[What the task asks]
Give the listing again exactly, omitting its images.

[Given information]
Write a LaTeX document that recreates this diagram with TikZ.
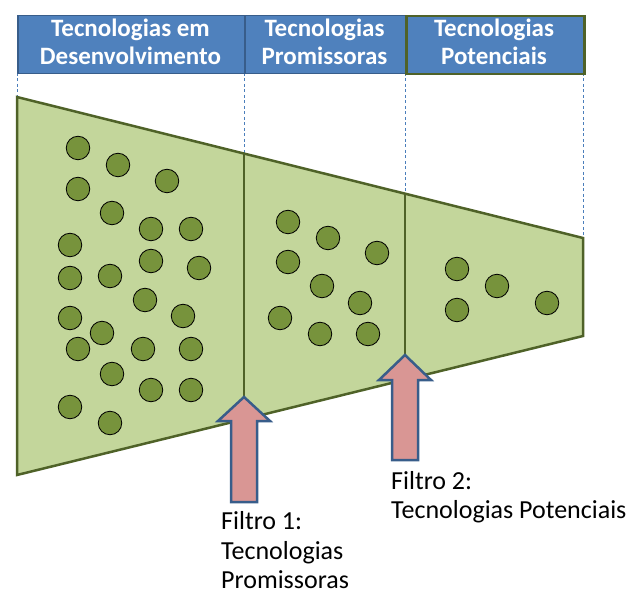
\documentclass[tikz,border=0pt]{standalone}
\usepackage{fontspec}
\setmainfont{Carlito}
\definecolor{hdrfill}{HTML}{4F81BD}
\definecolor{hdrline}{HTML}{385D8A}
\definecolor{trapfill}{HTML}{C3D69B}
\definecolor{trapline}{HTML}{4F6228}
\definecolor{dotfill}{HTML}{77933C}
\definecolor{arrfill}{HTML}{D99694}
\definecolor{guide}{HTML}{4A7EBB}
\tikzset{
  hdrbox/.style={draw=hdrline, fill=hdrfill, line width=1.5pt},
  hdrtext/.style={text=white, font=\fontsize{25}{30}\selectfont\bfseries, anchor=base, inner sep=0pt},
  guideline/.style={draw=guide, line width=0.7pt, dash pattern=on 3pt off 2.5pt},
  trap/.style={draw=trapline, fill=trapfill, line width=2.5pt, line join=miter},
  divider/.style={draw=trapline, line width=2.5pt},
  dot/.style={circle, draw=black, fill=dotfill, line width=0.8pt, minimum size=23.5pt, inner sep=0pt},
  blockarrow/.style={draw=hdrline, fill=arrfill, line width=2.5pt, line join=miter},
  filtertext/.style={font=\fontsize{26}{30}\selectfont, anchor=base west, inner sep=0pt}
}
\begin{document}
\begin{tikzpicture}[x=1pt, y=-1pt]
\useasboundingbox (0,0) rectangle (639,601);
% guide coordinates
\coordinate (g0t) at (17,73);   \coordinate (g0b) at (17,97);
\coordinate (g1t) at (244,73);  \coordinate (g1b) at (244,397);
\coordinate (g2t) at (405,73);  \coordinate (g2b) at (405,355);
\coordinate (g3t) at (583,73);  \coordinate (g3b) at (583,238);
\draw[guideline] (g0t) -- (g0b);
\draw[guideline] (g1t) -- (g1b);
\draw[guideline] (g2t) -- (g2b);
\draw[guideline] (g3t) -- (g3b);
% funnel
\coordinate (tl) at (17,97);
\coordinate (tr) at (583,238);
\coordinate (br) at (583,336);
\coordinate (bl) at (17,475);
\filldraw[trap] (tl) -- (tr) -- (br) -- (bl) -- cycle;
\coordinate (d1t) at (244,153.5);
\coordinate (d2t) at (405,193.7);
\draw[divider] (d1t) -- (g1b);
\draw[divider] (d2t) -- (g2b);
% dots, stage 1
\foreach \x/\y [count=\i] in {78/148,118/165,167/181,78/189,112/213,151/229,191/229,70/245,151/261,199/268,70/278,110/276,145/300,70/318,183/316,102/333,78/349,143/349,191/349,112/374,151/390,191/390,70/407,110/423}
  \node[dot] (a\i) at (\x,\y) {};
% dots, stage 2
\foreach \x/\y [count=\i] in {288/222,328/238,377/253,288/262,322/286,360/303,280/318,320/334,368/334}
  \node[dot] (b\i) at (\x,\y) {};
% dots, stage 3
\foreach \x/\y [count=\i] in {457/269,497/286,457/310,547/303}
  \node[dot] (c\i) at (\x,\y) {};
% filter arrows
\filldraw[blockarrow] (g1b) -- (270,421) -- (257,421) -- (257,502) -- (231,502) -- (231,421) -- (218,421) -- cycle;
\filldraw[blockarrow] (g2b) -- (431,380) -- (418,380) -- (418,460) -- (392,460) -- (392,380) -- (379,380) -- cycle;
% header
\node[hdrbox, minimum width=227pt, minimum height=58pt, anchor=north west, inner sep=0pt] (h1) at (17,15) {};
\node[hdrbox, minimum width=161pt, minimum height=58pt, anchor=north west, inner sep=0pt] (h2) at (244,15) {};
\node[hdrbox, draw=trapline, line width=2.5pt, minimum width=178pt, minimum height=58pt, anchor=north west, inner sep=0pt] (h3) at (405,15) {};
\node[hdrtext] (h1a) at (130.5,37) {Tecnologias em};
\node[hdrtext] (h1b) at (130.5,65) {Desenvolvimento};
\node[hdrtext] (h2a) at (324.5,37) {Tecnologias};
\node[hdrtext] (h2b) at (324.5,65) {Promissoras};
\node[hdrtext] (h3a) at (494,37) {Tecnologias};
\node[hdrtext] (h3b) at (494,65) {Potenciais};
% filter labels
\node[filtertext] (f1a) at (221,529) {Filtro 1:};
\node[filtertext] (f1b) at (221,559) {Tecnologias};
\node[filtertext] (f1c) at (221,588) {Promissoras};
\node[filtertext] (f2a) at (391,489) {Filtro 2:};
\node[filtertext] (f2b) at (391,518) {Tecnologias Potenciais};
\end{tikzpicture}
\end{document}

[Response to the task]
Write a LaTeX document that recreates this diagram with TikZ.
\documentclass[tikz,border=0pt]{standalone}
\usepackage{fontspec}
\setmainfont{Carlito}
\definecolor{hdrfill}{HTML}{4F81BD}
\definecolor{hdrline}{HTML}{385D8A}
\definecolor{trapfill}{HTML}{C3D69B}
\definecolor{trapline}{HTML}{4F6228}
\definecolor{dotfill}{HTML}{77933C}
\definecolor{arrfill}{HTML}{D99694}
\definecolor{guide}{HTML}{4A7EBB}
\tikzset{
  hdrbox/.style={draw=hdrline, fill=hdrfill, line width=1.5pt},
  hdrtext/.style={text=white, font=\fontsize{25}{30}\selectfont\bfseries, anchor=base, inner sep=0pt},
  guideline/.style={draw=guide, line width=0.7pt, dash pattern=on 3pt off 2.5pt},
  trap/.style={draw=trapline, fill=trapfill, line width=2.5pt, line join=miter},
  divider/.style={draw=trapline, line width=2.5pt},
  dot/.style={circle, draw=black, fill=dotfill, line width=0.8pt, minimum size=23.5pt, inner sep=0pt},
  blockarrow/.style={draw=hdrline, fill=arrfill, line width=2.5pt, line join=miter},
  filtertext/.style={font=\fontsize{26}{30}\selectfont, anchor=base west, inner sep=0pt}
}
\begin{document}
\begin{tikzpicture}[x=1pt, y=-1pt]
\useasboundingbox (0,0) rectangle (639,601);
% guide coordinates
\coordinate (g0t) at (17,73);   \coordinate (g0b) at (17,97);
\coordinate (g1t) at (244,73);  \coordinate (g1b) at (244,397);
\coordinate (g2t) at (405,73);  \coordinate (g2b) at (405,355);
\coordinate (g3t) at (583,73);  \coordinate (g3b) at (583,238);
\draw[guideline] (g0t) -- (g0b);
\draw[guideline] (g1t) -- (g1b);
\draw[guideline] (g2t) -- (g2b);
\draw[guideline] (g3t) -- (g3b);
% funnel
\coordinate (tl) at (17,97);
\coordinate (tr) at (583,238);
\coordinate (br) at (583,336);
\coordinate (bl) at (17,475);
\filldraw[trap] (tl) -- (tr) -- (br) -- (bl) -- cycle;
\coordinate (d1t) at (244,153.5);
\coordinate (d2t) at (405,193.7);
\draw[divider] (d1t) -- (g1b);
\draw[divider] (d2t) -- (g2b);
% dots, stage 1
\foreach \x/\y [count=\i] in {78/148,118/165,167/181,78/189,112/213,151/229,191/229,70/245,151/261,199/268,70/278,110/276,145/300,70/318,183/316,102/333,78/349,143/349,191/349,112/374,151/390,191/390,70/407,110/423}
  \node[dot] (a\i) at (\x,\y) {};
% dots, stage 2
\foreach \x/\y [count=\i] in {288/222,328/238,377/253,288/262,322/286,360/303,280/318,320/334,368/334}
  \node[dot] (b\i) at (\x,\y) {};
% dots, stage 3
\foreach \x/\y [count=\i] in {457/269,497/286,457/310,547/303}
  \node[dot] (c\i) at (\x,\y) {};
% filter arrows
\filldraw[blockarrow] (g1b) -- (270,421) -- (257,421) -- (257,502) -- (231,502) -- (231,421) -- (218,421) -- cycle;
\filldraw[blockarrow] (g2b) -- (431,380) -- (418,380) -- (418,460) -- (392,460) -- (392,380) -- (379,380) -- cycle;
% header
\node[hdrbox, minimum width=227pt, minimum height=58pt, anchor=north west, inner sep=0pt] (h1) at (17,15) {};
\node[hdrbox, minimum width=161pt, minimum height=58pt, anchor=north west, inner sep=0pt] (h2) at (244,15) {};
\node[hdrbox, draw=trapline, line width=2.5pt, minimum width=178pt, minimum height=58pt, anchor=north west, inner sep=0pt] (h3) at (405,15) {};
\node[hdrtext] (h1a) at (130.5,37) {Tecnologias em};
\node[hdrtext] (h1b) at (130.5,65) {Desenvolvimento};
\node[hdrtext] (h2a) at (324.5,37) {Tecnologias};
\node[hdrtext] (h2b) at (324.5,65) {Promissoras};
\node[hdrtext] (h3a) at (494,37) {Tecnologias};
\node[hdrtext] (h3b) at (494,65) {Potenciais};
% filter labels
\node[filtertext] (f1a) at (221,529) {Filtro 1:};
\node[filtertext] (f1b) at (221,559) {Tecnologias};
\node[filtertext] (f1c) at (221,588) {Promissoras};
\node[filtertext] (f2a) at (391,489) {Filtro 2:};
\node[filtertext] (f2b) at (391,518) {Tecnologias Potenciais};
\end{tikzpicture}
\end{document}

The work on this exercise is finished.